* [Task]: Find the lines that hold the word "this" and return them.

* [Provided entries]:
┌──

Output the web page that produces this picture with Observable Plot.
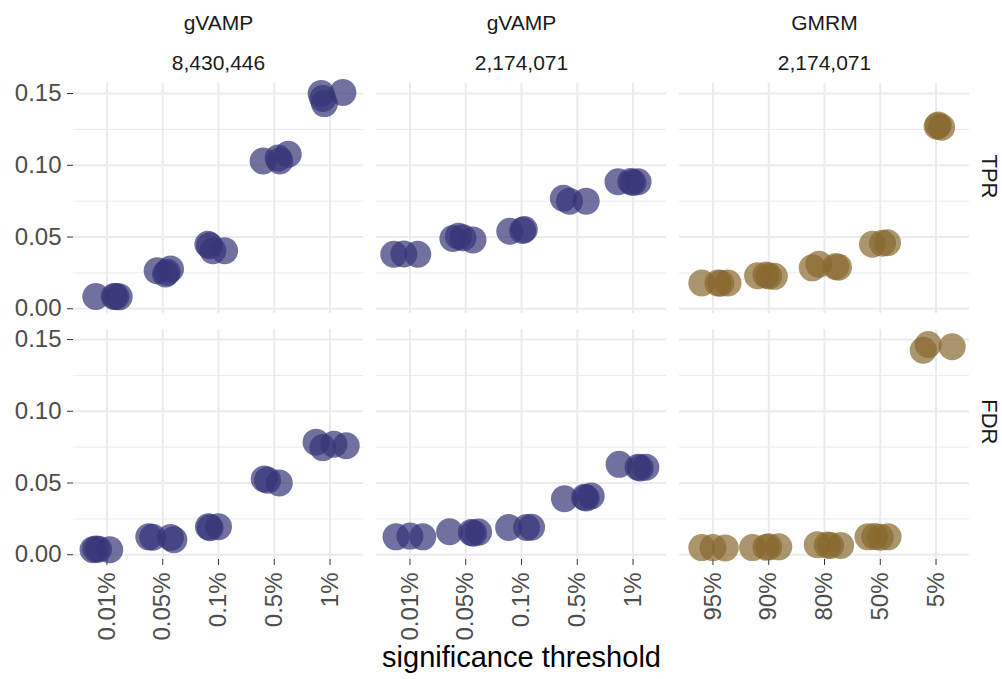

└──
┌──

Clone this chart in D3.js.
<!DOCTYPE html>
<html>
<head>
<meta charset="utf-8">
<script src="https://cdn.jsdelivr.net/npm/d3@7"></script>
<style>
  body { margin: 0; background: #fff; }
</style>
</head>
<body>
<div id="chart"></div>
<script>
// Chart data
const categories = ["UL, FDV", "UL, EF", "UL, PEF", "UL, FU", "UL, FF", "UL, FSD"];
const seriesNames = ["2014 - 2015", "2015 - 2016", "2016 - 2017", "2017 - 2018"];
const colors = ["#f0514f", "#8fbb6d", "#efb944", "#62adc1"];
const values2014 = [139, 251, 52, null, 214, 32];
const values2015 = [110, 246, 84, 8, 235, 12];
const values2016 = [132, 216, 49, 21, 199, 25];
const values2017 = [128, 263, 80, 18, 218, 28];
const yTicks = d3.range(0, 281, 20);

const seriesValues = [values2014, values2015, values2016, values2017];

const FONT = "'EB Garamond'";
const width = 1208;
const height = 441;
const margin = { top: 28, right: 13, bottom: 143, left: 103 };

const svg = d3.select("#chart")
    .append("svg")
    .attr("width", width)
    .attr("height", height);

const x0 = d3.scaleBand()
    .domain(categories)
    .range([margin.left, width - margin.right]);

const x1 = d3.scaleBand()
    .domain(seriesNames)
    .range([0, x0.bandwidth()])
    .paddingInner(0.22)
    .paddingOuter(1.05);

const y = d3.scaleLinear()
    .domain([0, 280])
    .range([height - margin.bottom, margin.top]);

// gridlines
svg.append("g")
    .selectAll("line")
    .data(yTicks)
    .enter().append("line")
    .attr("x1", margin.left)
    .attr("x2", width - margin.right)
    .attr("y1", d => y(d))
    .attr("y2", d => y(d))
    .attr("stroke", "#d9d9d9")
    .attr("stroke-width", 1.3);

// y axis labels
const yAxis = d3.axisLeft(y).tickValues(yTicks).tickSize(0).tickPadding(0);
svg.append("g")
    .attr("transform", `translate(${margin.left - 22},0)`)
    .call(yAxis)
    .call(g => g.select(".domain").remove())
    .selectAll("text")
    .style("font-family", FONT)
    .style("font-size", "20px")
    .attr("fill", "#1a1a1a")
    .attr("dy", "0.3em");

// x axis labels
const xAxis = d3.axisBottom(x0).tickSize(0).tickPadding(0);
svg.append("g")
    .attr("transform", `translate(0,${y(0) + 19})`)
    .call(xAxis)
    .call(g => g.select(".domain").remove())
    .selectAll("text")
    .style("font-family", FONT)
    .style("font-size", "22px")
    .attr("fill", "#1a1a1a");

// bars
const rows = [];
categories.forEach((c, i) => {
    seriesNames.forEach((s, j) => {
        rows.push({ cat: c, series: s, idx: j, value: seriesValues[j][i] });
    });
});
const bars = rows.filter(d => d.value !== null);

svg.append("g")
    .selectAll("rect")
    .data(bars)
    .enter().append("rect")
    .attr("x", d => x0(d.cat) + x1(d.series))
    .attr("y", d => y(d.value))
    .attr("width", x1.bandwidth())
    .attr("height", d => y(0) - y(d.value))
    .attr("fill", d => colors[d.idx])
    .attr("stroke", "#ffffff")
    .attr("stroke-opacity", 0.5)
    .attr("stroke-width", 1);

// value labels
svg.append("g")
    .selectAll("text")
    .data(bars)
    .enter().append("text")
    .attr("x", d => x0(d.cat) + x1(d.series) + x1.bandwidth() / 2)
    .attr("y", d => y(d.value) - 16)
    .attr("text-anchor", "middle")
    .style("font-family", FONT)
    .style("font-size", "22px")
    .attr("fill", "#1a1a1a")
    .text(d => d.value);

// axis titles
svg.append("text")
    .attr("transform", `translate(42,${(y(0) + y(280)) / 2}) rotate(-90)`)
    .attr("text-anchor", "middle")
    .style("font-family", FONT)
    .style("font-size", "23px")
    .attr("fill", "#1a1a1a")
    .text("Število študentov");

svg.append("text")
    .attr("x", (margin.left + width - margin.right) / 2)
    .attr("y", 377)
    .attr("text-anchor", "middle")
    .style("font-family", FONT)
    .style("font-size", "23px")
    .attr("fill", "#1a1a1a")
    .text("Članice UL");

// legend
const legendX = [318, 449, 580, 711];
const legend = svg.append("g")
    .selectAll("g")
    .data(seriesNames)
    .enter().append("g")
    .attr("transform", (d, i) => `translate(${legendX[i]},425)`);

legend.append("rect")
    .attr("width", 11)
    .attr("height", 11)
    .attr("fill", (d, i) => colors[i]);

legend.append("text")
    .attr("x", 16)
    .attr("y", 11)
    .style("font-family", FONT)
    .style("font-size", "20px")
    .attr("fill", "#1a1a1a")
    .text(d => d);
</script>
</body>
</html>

└──

* [Written answer]:
Output the web page that produces this picture with Observable Plot.
Clone this chart in D3.js.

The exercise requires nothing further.